§ **What is required**: Return each line of the listing below, unchanged, and omit the images.

§ **Provided data**:
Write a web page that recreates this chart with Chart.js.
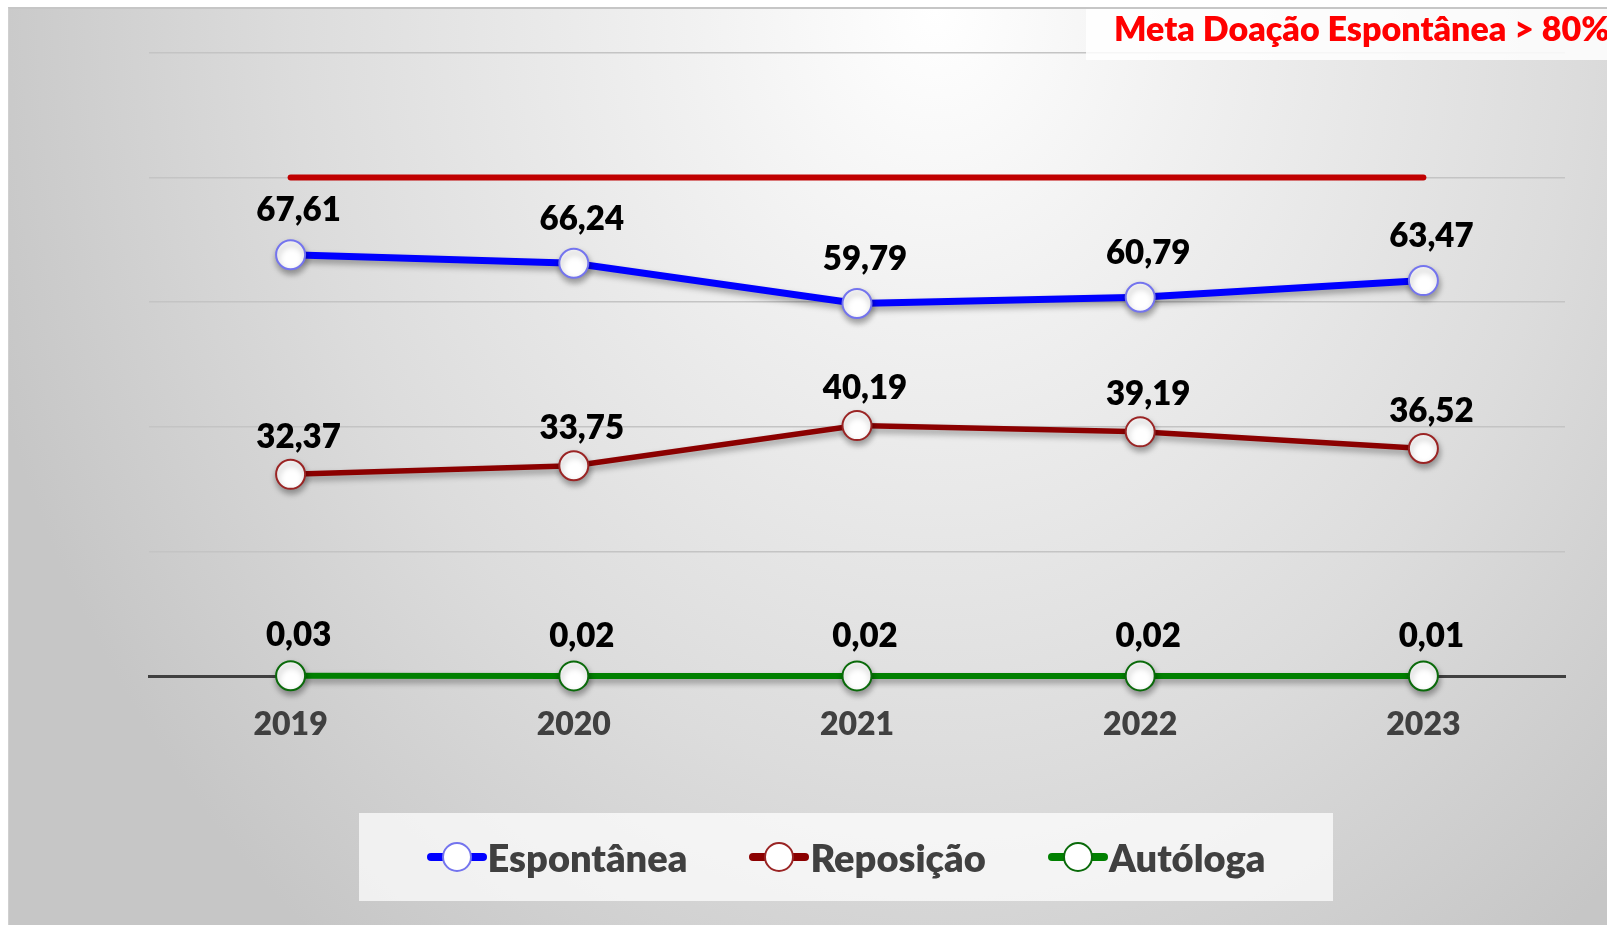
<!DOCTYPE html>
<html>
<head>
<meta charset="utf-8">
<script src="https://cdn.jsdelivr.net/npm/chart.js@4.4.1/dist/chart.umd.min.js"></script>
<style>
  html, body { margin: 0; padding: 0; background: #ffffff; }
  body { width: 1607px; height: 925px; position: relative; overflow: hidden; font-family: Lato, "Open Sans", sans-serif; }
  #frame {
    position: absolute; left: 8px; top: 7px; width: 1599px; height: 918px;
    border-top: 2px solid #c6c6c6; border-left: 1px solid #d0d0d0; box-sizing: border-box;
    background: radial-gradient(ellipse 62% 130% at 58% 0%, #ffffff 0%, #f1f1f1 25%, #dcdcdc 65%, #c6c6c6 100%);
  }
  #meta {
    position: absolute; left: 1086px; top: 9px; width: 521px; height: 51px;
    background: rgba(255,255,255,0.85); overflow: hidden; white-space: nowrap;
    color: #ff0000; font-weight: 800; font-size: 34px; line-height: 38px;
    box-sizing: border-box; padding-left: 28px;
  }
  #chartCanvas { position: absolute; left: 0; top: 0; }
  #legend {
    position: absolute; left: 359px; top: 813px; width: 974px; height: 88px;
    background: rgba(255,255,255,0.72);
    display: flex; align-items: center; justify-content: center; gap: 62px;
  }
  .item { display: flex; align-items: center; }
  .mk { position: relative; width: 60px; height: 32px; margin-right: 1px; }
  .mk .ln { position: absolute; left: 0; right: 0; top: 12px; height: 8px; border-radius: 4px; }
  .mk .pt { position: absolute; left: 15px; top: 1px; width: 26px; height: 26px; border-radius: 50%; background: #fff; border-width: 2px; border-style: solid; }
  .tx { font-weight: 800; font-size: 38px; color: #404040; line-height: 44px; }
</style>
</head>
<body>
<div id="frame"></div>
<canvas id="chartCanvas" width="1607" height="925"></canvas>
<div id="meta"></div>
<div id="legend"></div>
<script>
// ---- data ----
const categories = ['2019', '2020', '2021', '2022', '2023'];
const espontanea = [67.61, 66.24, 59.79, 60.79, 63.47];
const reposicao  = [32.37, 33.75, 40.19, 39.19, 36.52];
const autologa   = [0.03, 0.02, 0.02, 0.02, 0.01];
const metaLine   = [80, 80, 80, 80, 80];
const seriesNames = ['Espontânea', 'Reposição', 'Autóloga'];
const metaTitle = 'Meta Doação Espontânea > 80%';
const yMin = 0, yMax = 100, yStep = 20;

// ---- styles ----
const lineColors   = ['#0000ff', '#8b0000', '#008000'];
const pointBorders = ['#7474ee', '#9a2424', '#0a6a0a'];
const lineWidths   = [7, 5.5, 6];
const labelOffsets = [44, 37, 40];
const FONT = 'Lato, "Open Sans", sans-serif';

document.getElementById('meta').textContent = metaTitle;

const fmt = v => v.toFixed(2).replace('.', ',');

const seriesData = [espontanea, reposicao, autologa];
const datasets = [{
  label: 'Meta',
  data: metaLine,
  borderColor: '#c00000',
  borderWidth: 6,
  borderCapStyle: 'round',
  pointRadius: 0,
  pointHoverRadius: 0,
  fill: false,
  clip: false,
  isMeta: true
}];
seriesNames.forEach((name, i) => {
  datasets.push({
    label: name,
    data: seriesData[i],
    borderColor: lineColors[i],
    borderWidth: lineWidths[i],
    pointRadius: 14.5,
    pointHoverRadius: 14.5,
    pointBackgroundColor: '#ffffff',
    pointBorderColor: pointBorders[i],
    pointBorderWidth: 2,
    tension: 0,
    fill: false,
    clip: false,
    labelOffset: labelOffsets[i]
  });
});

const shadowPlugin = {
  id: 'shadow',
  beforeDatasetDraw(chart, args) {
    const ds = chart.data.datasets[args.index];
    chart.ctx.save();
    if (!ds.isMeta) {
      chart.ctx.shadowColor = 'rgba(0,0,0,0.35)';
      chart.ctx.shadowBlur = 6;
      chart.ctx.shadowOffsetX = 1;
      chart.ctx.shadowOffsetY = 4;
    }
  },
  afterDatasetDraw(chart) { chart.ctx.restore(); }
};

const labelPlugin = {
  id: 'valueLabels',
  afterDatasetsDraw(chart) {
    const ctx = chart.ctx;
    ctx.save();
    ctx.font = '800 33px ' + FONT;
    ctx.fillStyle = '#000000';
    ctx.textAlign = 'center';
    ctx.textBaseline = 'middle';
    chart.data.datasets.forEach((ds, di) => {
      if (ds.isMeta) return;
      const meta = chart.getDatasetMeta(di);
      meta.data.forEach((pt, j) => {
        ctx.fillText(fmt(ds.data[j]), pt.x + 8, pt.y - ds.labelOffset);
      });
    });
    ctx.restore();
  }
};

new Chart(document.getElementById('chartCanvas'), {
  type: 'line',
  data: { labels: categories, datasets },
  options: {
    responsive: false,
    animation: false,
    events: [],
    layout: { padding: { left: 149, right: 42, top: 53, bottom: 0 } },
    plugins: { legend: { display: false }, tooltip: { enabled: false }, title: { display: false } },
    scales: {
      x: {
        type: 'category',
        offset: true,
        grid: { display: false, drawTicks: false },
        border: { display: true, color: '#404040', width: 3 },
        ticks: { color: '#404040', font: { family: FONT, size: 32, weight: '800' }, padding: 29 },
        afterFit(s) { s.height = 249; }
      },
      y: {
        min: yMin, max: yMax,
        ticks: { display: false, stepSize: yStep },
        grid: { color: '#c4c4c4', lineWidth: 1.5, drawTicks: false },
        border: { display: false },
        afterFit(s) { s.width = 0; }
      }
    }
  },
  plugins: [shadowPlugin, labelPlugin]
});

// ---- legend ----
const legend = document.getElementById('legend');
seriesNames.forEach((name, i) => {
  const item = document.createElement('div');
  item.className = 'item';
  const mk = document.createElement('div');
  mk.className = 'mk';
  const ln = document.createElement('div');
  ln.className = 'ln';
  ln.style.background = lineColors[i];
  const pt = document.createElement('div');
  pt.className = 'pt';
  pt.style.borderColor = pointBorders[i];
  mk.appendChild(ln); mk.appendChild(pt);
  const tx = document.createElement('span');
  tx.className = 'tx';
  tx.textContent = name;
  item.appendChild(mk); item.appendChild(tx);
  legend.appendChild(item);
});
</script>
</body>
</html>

§ **Expected answer**:
Write a web page that recreates this chart with Chart.js.
<!DOCTYPE html>
<html>
<head>
<meta charset="utf-8">
<script src="https://cdn.jsdelivr.net/npm/chart.js@4.4.1/dist/chart.umd.min.js"></script>
<style>
  html, body { margin: 0; padding: 0; background: #ffffff; }
  body { width: 1607px; height: 925px; position: relative; overflow: hidden; font-family: Lato, "Open Sans", sans-serif; }
  #frame {
    position: absolute; left: 8px; top: 7px; width: 1599px; height: 918px;
    border-top: 2px solid #c6c6c6; border-left: 1px solid #d0d0d0; box-sizing: border-box;
    background: radial-gradient(ellipse 62% 130% at 58% 0%, #ffffff 0%, #f1f1f1 25%, #dcdcdc 65%, #c6c6c6 100%);
  }
  #meta {
    position: absolute; left: 1086px; top: 9px; width: 521px; height: 51px;
    background: rgba(255,255,255,0.85); overflow: hidden; white-space: nowrap;
    color: #ff0000; font-weight: 800; font-size: 34px; line-height: 38px;
    box-sizing: border-box; padding-left: 28px;
  }
  #chartCanvas { position: absolute; left: 0; top: 0; }
  #legend {
    position: absolute; left: 359px; top: 813px; width: 974px; height: 88px;
    background: rgba(255,255,255,0.72);
    display: flex; align-items: center; justify-content: center; gap: 62px;
  }
  .item { display: flex; align-items: center; }
  .mk { position: relative; width: 60px; height: 32px; margin-right: 1px; }
  .mk .ln { position: absolute; left: 0; right: 0; top: 12px; height: 8px; border-radius: 4px; }
  .mk .pt { position: absolute; left: 15px; top: 1px; width: 26px; height: 26px; border-radius: 50%; background: #fff; border-width: 2px; border-style: solid; }
  .tx { font-weight: 800; font-size: 38px; color: #404040; line-height: 44px; }
</style>
</head>
<body>
<div id="frame"></div>
<canvas id="chartCanvas" width="1607" height="925"></canvas>
<div id="meta"></div>
<div id="legend"></div>
<script>
// ---- data ----
const categories = ['2019', '2020', '2021', '2022', '2023'];
const espontanea = [67.61, 66.24, 59.79, 60.79, 63.47];
const reposicao  = [32.37, 33.75, 40.19, 39.19, 36.52];
const autologa   = [0.03, 0.02, 0.02, 0.02, 0.01];
const metaLine   = [80, 80, 80, 80, 80];
const seriesNames = ['Espontânea', 'Reposição', 'Autóloga'];
const metaTitle = 'Meta Doação Espontânea > 80%';
const yMin = 0, yMax = 100, yStep = 20;

// ---- styles ----
const lineColors   = ['#0000ff', '#8b0000', '#008000'];
const pointBorders = ['#7474ee', '#9a2424', '#0a6a0a'];
const lineWidths   = [7, 5.5, 6];
const labelOffsets = [44, 37, 40];
const FONT = 'Lato, "Open Sans", sans-serif';

document.getElementById('meta').textContent = metaTitle;

const fmt = v => v.toFixed(2).replace('.', ',');

const seriesData = [espontanea, reposicao, autologa];
const datasets = [{
  label: 'Meta',
  data: metaLine,
  borderColor: '#c00000',
  borderWidth: 6,
  borderCapStyle: 'round',
  pointRadius: 0,
  pointHoverRadius: 0,
  fill: false,
  clip: false,
  isMeta: true
}];
seriesNames.forEach((name, i) => {
  datasets.push({
    label: name,
    data: seriesData[i],
    borderColor: lineColors[i],
    borderWidth: lineWidths[i],
    pointRadius: 14.5,
    pointHoverRadius: 14.5,
    pointBackgroundColor: '#ffffff',
    pointBorderColor: pointBorders[i],
    pointBorderWidth: 2,
    tension: 0,
    fill: false,
    clip: false,
    labelOffset: labelOffsets[i]
  });
});

const shadowPlugin = {
  id: 'shadow',
  beforeDatasetDraw(chart, args) {
    const ds = chart.data.datasets[args.index];
    chart.ctx.save();
    if (!ds.isMeta) {
      chart.ctx.shadowColor = 'rgba(0,0,0,0.35)';
      chart.ctx.shadowBlur = 6;
      chart.ctx.shadowOffsetX = 1;
      chart.ctx.shadowOffsetY = 4;
    }
  },
  afterDatasetDraw(chart) { chart.ctx.restore(); }
};

const labelPlugin = {
  id: 'valueLabels',
  afterDatasetsDraw(chart) {
    const ctx = chart.ctx;
    ctx.save();
    ctx.font = '800 33px ' + FONT;
    ctx.fillStyle = '#000000';
    ctx.textAlign = 'center';
    ctx.textBaseline = 'middle';
    chart.data.datasets.forEach((ds, di) => {
      if (ds.isMeta) return;
      const meta = chart.getDatasetMeta(di);
      meta.data.forEach((pt, j) => {
        ctx.fillText(fmt(ds.data[j]), pt.x + 8, pt.y - ds.labelOffset);
      });
    });
    ctx.restore();
  }
};

new Chart(document.getElementById('chartCanvas'), {
  type: 'line',
  data: { labels: categories, datasets },
  options: {
    responsive: false,
    animation: false,
    events: [],
    layout: { padding: { left: 149, right: 42, top: 53, bottom: 0 } },
    plugins: { legend: { display: false }, tooltip: { enabled: false }, title: { display: false } },
    scales: {
      x: {
        type: 'category',
        offset: true,
        grid: { display: false, drawTicks: false },
        border: { display: true, color: '#404040', width: 3 },
        ticks: { color: '#404040', font: { family: FONT, size: 32, weight: '800' }, padding: 29 },
        afterFit(s) { s.height = 249; }
      },
      y: {
        min: yMin, max: yMax,
        ticks: { display: false, stepSize: yStep },
        grid: { color: '#c4c4c4', lineWidth: 1.5, drawTicks: false },
        border: { display: false },
        afterFit(s) { s.width = 0; }
      }
    }
  },
  plugins: [shadowPlugin, labelPlugin]
});

// ---- legend ----
const legend = document.getElementById('legend');
seriesNames.forEach((name, i) => {
  const item = document.createElement('div');
  item.className = 'item';
  const mk = document.createElement('div');
  mk.className = 'mk';
  const ln = document.createElement('div');
  ln.className = 'ln';
  ln.style.background = lineColors[i];
  const pt = document.createElement('div');
  pt.className = 'pt';
  pt.style.borderColor = pointBorders[i];
  mk.appendChild(ln); mk.appendChild(pt);
  const tx = document.createElement('span');
  tx.className = 'tx';
  tx.textContent = name;
  item.appendChild(mk); item.appendChild(tx);
  legend.appendChild(item);
});
</script>
</body>
</html>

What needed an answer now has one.